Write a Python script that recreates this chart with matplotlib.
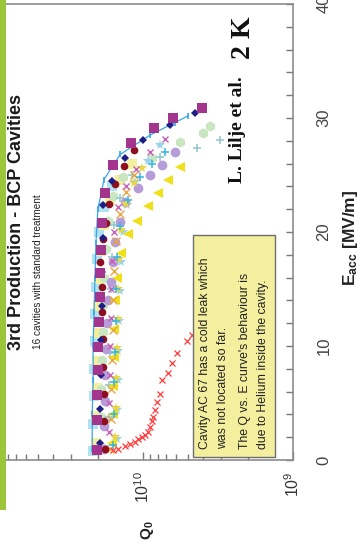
import matplotlib
matplotlib.use("Agg")
import matplotlib.pyplot as plt
from matplotlib.ticker import LogLocator, NullFormatter, FixedLocator, MultipleLocator, FixedFormatter
from matplotlib.patches import Rectangle

plt.rcParams['font.family'] = ['Liberation Sans', 'DejaVu Sans']
plt.rcParams['mathtext.fontset'] = 'custom'
plt.rcParams['mathtext.rm'] = 'Liberation Sans'
plt.rcParams['mathtext.it'] = 'Liberation Sans:italic'
plt.rcParams['mathtext.bf'] = 'Liberation Sans:bold'

# ---- Q0 vs Eacc for the 16 cavities (Eacc in MV/m) ----
e_magenta = [0.9, 3.5, 5.7, 7.9, 9.9, 12.1, 14.3, 16.4, 18.4, 20.8, 23.4, 25.9, 27.8, 29.1, 30.0, 30.9]
q_magenta = [2.03e10, 2.03e10, 2.03e10, 2.0e10, 2.0e10, 1.96e10, 1.94e10, 1.94e10, 1.91e10, 1.88e10,
             1.79e10, 1.58e10, 1.20e10, 8.45e9, 6.3e9, 4.05e9]

e_yellow_tri = [1.5, 4.0, 6.5, 9.0, 11.5, 14.0, 16.0, 18.2, 19.8, 21.0, 22.3, 23.4, 24.6, 25.7]
q_yellow_tri = [1.61e10, 1.58e10, 1.58e10, 1.56e10, 1.56e10, 1.54e10, 1.49e10, 1.40e10, 1.26e10, 1.10e10,
                9.26e9, 7.94e9, 6.81e9, 5.67e9]

e_lavender = [1.0, 3.0, 5.2, 7.5, 9.7, 12.0, 14.0, 15.6, 17.4, 19.1, 20.9, 22.6, 23.9, 25.0, 25.9, 27.0]
q_lavender = [1.82e10, 1.82e10, 1.79e10, 1.79e10, 1.77e10, 1.74e10, 1.71e10, 1.63e10, 1.58e10, 1.54e10,
              1.42e10, 1.32e10, 1.08e10, 8.98e9, 7.47e9, 6.12e9]

e_mint = [1.2, 3.8, 6.2, 8.8, 11.2, 13.6, 16.0, 18.5, 21.0, 23.2, 24.8, 26.5, 27.9, 28.7, 29.3]
q_mint = [1.94e10, 1.91e10, 1.91e10, 1.88e10, 1.85e10, 1.85e10, 1.82e10, 1.77e10, 1.71e10, 1.58e10,
          1.36e10, 8.71e9, 5.67e9, 3.98e9, 3.58e9]

e_darkred = [1.0, 3.4, 5.8, 8.2, 10.6, 13.0, 15.2, 17.4, 19.4, 20.8, 22.5, 24.2, 25.8, 27.2]
q_darkred = [1.79e10, 1.82e10, 1.82e10, 1.85e10, 1.85e10, 1.88e10, 1.88e10, 1.94e10, 1.85e10, 1.77e10,
             1.69e10, 1.54e10, 1.34e10, 1.15e10]

e_navy = [1.5, 4.5, 7.5, 10.5, 13.5, 16.5, 19.5, 22.4, 24.5, 26.5, 28.1, 29.4, 30.4]
q_navy = [1.94e10, 1.94e10, 1.91e10, 1.91e10, 1.88e10, 1.88e10, 1.85e10, 1.85e10, 1.61e10, 1.32e10,
          1.0e10, 6.6e9, 4.5e9]

e_cyan = [1.3, 4.0, 6.8, 9.5, 12.2, 15.0, 17.8, 20.5, 22.8, 24.8, 26.0, 27.0]
q_cyan = [1.58e10, 1.56e10, 1.56e10, 1.54e10, 1.51e10, 1.51e10, 1.49e10, 1.42e10, 1.26e10, 1.05e10,
          8.71e9, 7.13e9]

e_skyline = [1.0, 4.0, 7.0, 10.0, 13.0, 16.0, 19.0, 22.0, 24.6, 26.8, 28.5, 29.6, 30.2]
q_skyline = [2.18e10, 2.18e10, 2.15e10, 2.15e10, 2.12e10, 2.09e10, 2.06e10, 2.0e10, 1.82e10, 1.42e10,
             8.98e9, 6.12e9, 5.0e9]

e_icesq = [0.8, 3.2, 5.6, 8.0, 10.4, 12.8, 15.2, 17.6, 20.0, 22.2, 24.0]
q_icesq = [2.15e10, 2.15e10, 2.12e10, 2.12e10, 2.09e10, 2.09e10, 2.06e10, 2.03e10, 1.96e10, 1.82e10, 1.61e10]

e_palesq = [1.5, 3.9, 6.3, 8.7, 11.1, 13.5, 15.9, 18.3, 20.6, 22.8, 24.6, 26.0]
q_palesq = [2.06e10, 2.06e10, 2.03e10, 2.03e10, 2.0e10, 2.0e10, 1.96e10, 1.91e10, 1.82e10, 1.66e10,
            1.42e10, 1.18e10]

e_star = [2.0, 4.6, 7.2, 9.8, 12.4, 15.0, 17.6, 20.2, 22.5, 24.3, 25.6]
q_star = [1.54e10, 1.51e10, 1.51e10, 1.49e10, 1.47e10, 1.47e10, 1.45e10, 1.40e10, 1.29e10, 1.15e10, 1.02e10]

e_orange = [1.0, 3.6, 6.2, 8.8, 11.4, 14.0, 16.6, 19.2, 21.6, 23.5, 25.0]
q_orange = [1.66e10, 1.63e10, 1.63e10, 1.61e10, 1.58e10, 1.58e10, 1.56e10, 1.51e10, 1.42e10, 1.29e10, 1.15e10]

e_lightblue = [1.8, 4.4, 7.0, 9.6, 12.2, 14.8, 17.4, 20.0, 22.4, 24.4, 26.2, 27.6]
q_lightblue = [1.49e10, 1.49e10, 1.47e10, 1.47e10, 1.45e10, 1.42e10, 1.40e10, 1.36e10, 1.28e10, 1.13e10,
               9.26e9, 7.7e9]

e_teal = [1.0, 3.8, 6.6, 9.4, 12.2, 15.0, 17.8, 20.6, 23.0, 25.0, 26.6, 27.4, 28.1]
q_teal = [1.71e10, 1.69e10, 1.69e10, 1.66e10, 1.66e10, 1.63e10, 1.61e10, 1.56e10, 1.42e10, 1.18e10,
          7.7e9, 4.37e9, 3.07e9]

e_pink = [2.5, 5.0, 7.5, 10.0, 12.5, 15.0, 17.5, 20.0, 22.2, 24.0, 25.5, 27.0, 28.2]
q_pink = [1.69e10, 1.69e10, 1.66e10, 1.66e10, 1.63e10, 1.63e10, 1.61e10, 1.56e10, 1.47e10, 1.29e10,
          1.11e10, 8.98e9, 7.13e9]

# cavity AC 67 (cold leak)
e_ac67 = [0.9, 1.0, 1.2, 1.4, 1.6, 1.8, 2.0, 2.2, 2.5, 2.9, 3.4, 3.8, 4.4, 5.1, 5.8, 7.0, 7.6, 8.5, 9.4, 10.4, 11.0]
q_ac67 = [1.58e10, 1.47e10, 1.32e10, 1.22e10, 1.13e10, 1.08e10, 1.02e10, 9.7e9, 9.26e9, 8.98e9, 8.71e9,
          8.57e9, 8.32e9, 8.07e9, 7.70e9, 7.47e9, 6.81e9, 6.41e9, 5.93e9, 5.09e9, 4.71e9]

q_ticks = [1e9, 1e10]
q_tick_labels = [r'$\mathregular{10^{9}}$', r'$\mathregular{10^{10}}$']
e_ticks = [0, 10, 20, 30, 40]

W, H = 359, 548
fig = plt.figure(figsize=(W / 100, H / 100), dpi=100)
fig.patch.set_facecolor('white')

# axes in pixel layout: Q runs horizontally (1e11 left .. 1e9 right), Eacc vertically
x0, x1 = -7, 293
y_top, y_bot = 4, 460
ax = fig.add_axes([x0 / W, 1 - y_bot / H, (x1 - x0) / W, (y_bot - y_top) / H])
ax.set_xscale('log')
ax.set_xlim(1e11, 1e9)
ax.set_ylim(0, 40)

def pts(q, e, **kw):
    ax.plot(q, e, **kw)

pts(q_icesq, e_icesq, ls='none', marker='s', ms=6.5, color='#b0e2ef', mew=0)
pts(q_palesq, e_palesq, ls='none', marker='s', ms=6.5, color='#f3ef9c', mew=0)
pts(q_mint, e_mint, ls='none', marker='h', ms=7.5, color='#c8e6c0', mew=0)
pts(q_lightblue, e_lightblue, ls='none', marker='*', ms=7.5, color='#98d4ee', mew=0)
pts(q_teal, e_teal, ls='none', marker='+', ms=6, color='#8fc8cc', mew=1.1)
pts(q_lavender, e_lavender, ls='none', marker='o', ms=7, color='#b69cd8', mew=0)
pts(q_yellow_tri, e_yellow_tri, ls='none', marker='<', ms=7.5, color='#f0e018', mew=0)
pts(q_star, e_star, ls='none', marker='*', ms=7.5, color='#e9d646', mew=0)
pts(q_orange, e_orange, ls='none', marker='x', ms=5.5, color='#eaa640', mew=1.0)
pts(q_pink, e_pink, ls='none', marker='x', ms=4.5, color='#c860b8', mew=1.0)
pts(q_cyan, e_cyan, ls='none', marker='+', ms=6, color='#38b6de', mew=1.1)
pts(q_skyline, e_skyline, ls='-', lw=0.9, marker='|', ms=5, color='#3aa6e6', mew=1.2)
pts(q_darkred, e_darkred, ls='none', marker='o', ms=5.5, color='#8e1020', mew=0)
pts(q_navy, e_navy, ls='none', marker='D', ms=3.8, color='#1e1e86', mew=0)
pts(q_magenta, e_magenta, ls='none', marker='s', ms=6.5, color='#a4358f', mew=0)
pts(q_ac67, e_ac67, ls='none', marker='x', ms=5, color='#ff3b3b', mew=0.9)

# frame and ticks
for s in ax.spines.values():
    s.set_color('#8c8c8c')
    s.set_linewidth(1.2)

ax.xaxis.set_major_locator(FixedLocator(q_ticks))
ax.xaxis.set_major_formatter(FixedFormatter(q_tick_labels))
ax.xaxis.set_minor_locator(LogLocator(base=10, subs=[2, 3, 4, 5, 6, 7, 8, 9]))
ax.xaxis.set_minor_formatter(NullFormatter())
ax.tick_params(axis='x', which='both', direction='in', bottom=True, top=False, colors='#777777',
               labelcolor='#333333', labelsize=11.5, pad=8, labelrotation=90)
ax.tick_params(axis='x', which='major', length=6, width=1)
ax.tick_params(axis='x', which='minor', length=4, width=1)

ax.yaxis.tick_right()
ax.yaxis.set_major_locator(FixedLocator(e_ticks))
ax.yaxis.set_minor_locator(MultipleLocator(2))
ax.tick_params(axis='y', which='both', direction='in', right=True, left=False, colors='#777777',
               labelcolor='#444444', labelsize=12, pad=17, length=5, width=1)
for t in ax.get_yticklabels():
    t.set_rotation(90)
    t.set_va('center')
    t.set_ha('left')

# axis titles
fig.text(350 / W, 1 - 238 / H, r'E$_{\mathregular{acc}}$ [MV/m]', rotation=90, ha='center', va='center',
         fontsize=12.5, fontweight='bold', color='#222222')
fig.text(147 / W, 1 - 530 / H, r'Q$_{\mathregular{0}}$', rotation=90, ha='center', va='center',
         fontsize=11, fontweight='bold', color='#222222')

# side bar
fig.patches.append(Rectangle((0, 1 - 510 / H), 6 / W, 510 / H, transform=fig.transFigure,
                             facecolor='#9cc53c', edgecolor='none'))

# titles
fig.text(17 / W, 1 - 350 / H, '3rd Production - BCP Cavities', rotation=90, ha='center', va='bottom',
         fontsize=13, fontweight='bold', color='#1a1a1a')
fig.text(38 / W, 1 - 349 / H, '16 cavities with standard treatment', rotation=90, ha='center', va='bottom',
         fontsize=7.2, color='#222222')

fig.text(237 / W, 1 - 130 / H, 'L. Lilje et al.', rotation=90, ha='center', va='center',
         fontsize=14, fontweight='bold', family='Liberation Serif', color='#111111')
fig.text(243 / W, 1 - 38 / H, '2 K', rotation=90, ha='center', va='center',
         fontsize=20, fontweight='bold', family='Liberation Serif', color='#111111')

# note box
fig.patches.append(Rectangle((193 / W, 1 - 457 / H), (275 - 193) / W, (457 - 235) / H,
                             transform=fig.transFigure, facecolor='#f4ef9e', edgecolor='#6e6e6e', lw=1))
note_lines = ['Cavity AC 67 has a cold leak which', 'was not located so far.',
              "The Q vs. E curve's behaviour is", 'due to Helium inside the cavity.']
for xc, line in zip([205, 223, 245, 263], note_lines):
    fig.text(xc / W, 1 - 449 / H, line, rotation=90, ha='center', va='bottom', fontsize=8.8,
             color='#222222')

fig.savefig('out.png', dpi=100, facecolor='white')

*Exercise brief*
From the opening line of the listing above through the line bearing "1.69e10, 1.54e10, 1.34e10, 1.15e10]", repeat each line exactly. Drop every picture.

*Exercise response*
Write a Python script that recreates this chart with matplotlib.
import matplotlib
matplotlib.use("Agg")
import matplotlib.pyplot as plt
from matplotlib.ticker import LogLocator, NullFormatter, FixedLocator, MultipleLocator, FixedFormatter
from matplotlib.patches import Rectangle

plt.rcParams['font.family'] = ['Liberation Sans', 'DejaVu Sans']
plt.rcParams['mathtext.fontset'] = 'custom'
plt.rcParams['mathtext.rm'] = 'Liberation Sans'
plt.rcParams['mathtext.it'] = 'Liberation Sans:italic'
plt.rcParams['mathtext.bf'] = 'Liberation Sans:bold'

# ---- Q0 vs Eacc for the 16 cavities (Eacc in MV/m) ----
e_magenta = [0.9, 3.5, 5.7, 7.9, 9.9, 12.1, 14.3, 16.4, 18.4, 20.8, 23.4, 25.9, 27.8, 29.1, 30.0, 30.9]
q_magenta = [2.03e10, 2.03e10, 2.03e10, 2.0e10, 2.0e10, 1.96e10, 1.94e10, 1.94e10, 1.91e10, 1.88e10,
             1.79e10, 1.58e10, 1.20e10, 8.45e9, 6.3e9, 4.05e9]

e_yellow_tri = [1.5, 4.0, 6.5, 9.0, 11.5, 14.0, 16.0, 18.2, 19.8, 21.0, 22.3, 23.4, 24.6, 25.7]
q_yellow_tri = [1.61e10, 1.58e10, 1.58e10, 1.56e10, 1.56e10, 1.54e10, 1.49e10, 1.40e10, 1.26e10, 1.10e10,
                9.26e9, 7.94e9, 6.81e9, 5.67e9]

e_lavender = [1.0, 3.0, 5.2, 7.5, 9.7, 12.0, 14.0, 15.6, 17.4, 19.1, 20.9, 22.6, 23.9, 25.0, 25.9, 27.0]
q_lavender = [1.82e10, 1.82e10, 1.79e10, 1.79e10, 1.77e10, 1.74e10, 1.71e10, 1.63e10, 1.58e10, 1.54e10,
              1.42e10, 1.32e10, 1.08e10, 8.98e9, 7.47e9, 6.12e9]

e_mint = [1.2, 3.8, 6.2, 8.8, 11.2, 13.6, 16.0, 18.5, 21.0, 23.2, 24.8, 26.5, 27.9, 28.7, 29.3]
q_mint = [1.94e10, 1.91e10, 1.91e10, 1.88e10, 1.85e10, 1.85e10, 1.82e10, 1.77e10, 1.71e10, 1.58e10,
          1.36e10, 8.71e9, 5.67e9, 3.98e9, 3.58e9]

e_darkred = [1.0, 3.4, 5.8, 8.2, 10.6, 13.0, 15.2, 17.4, 19.4, 20.8, 22.5, 24.2, 25.8, 27.2]
q_darkred = [1.79e10, 1.82e10, 1.82e10, 1.85e10, 1.85e10, 1.88e10, 1.88e10, 1.94e10, 1.85e10, 1.77e10,
             1.69e10, 1.54e10, 1.34e10, 1.15e10]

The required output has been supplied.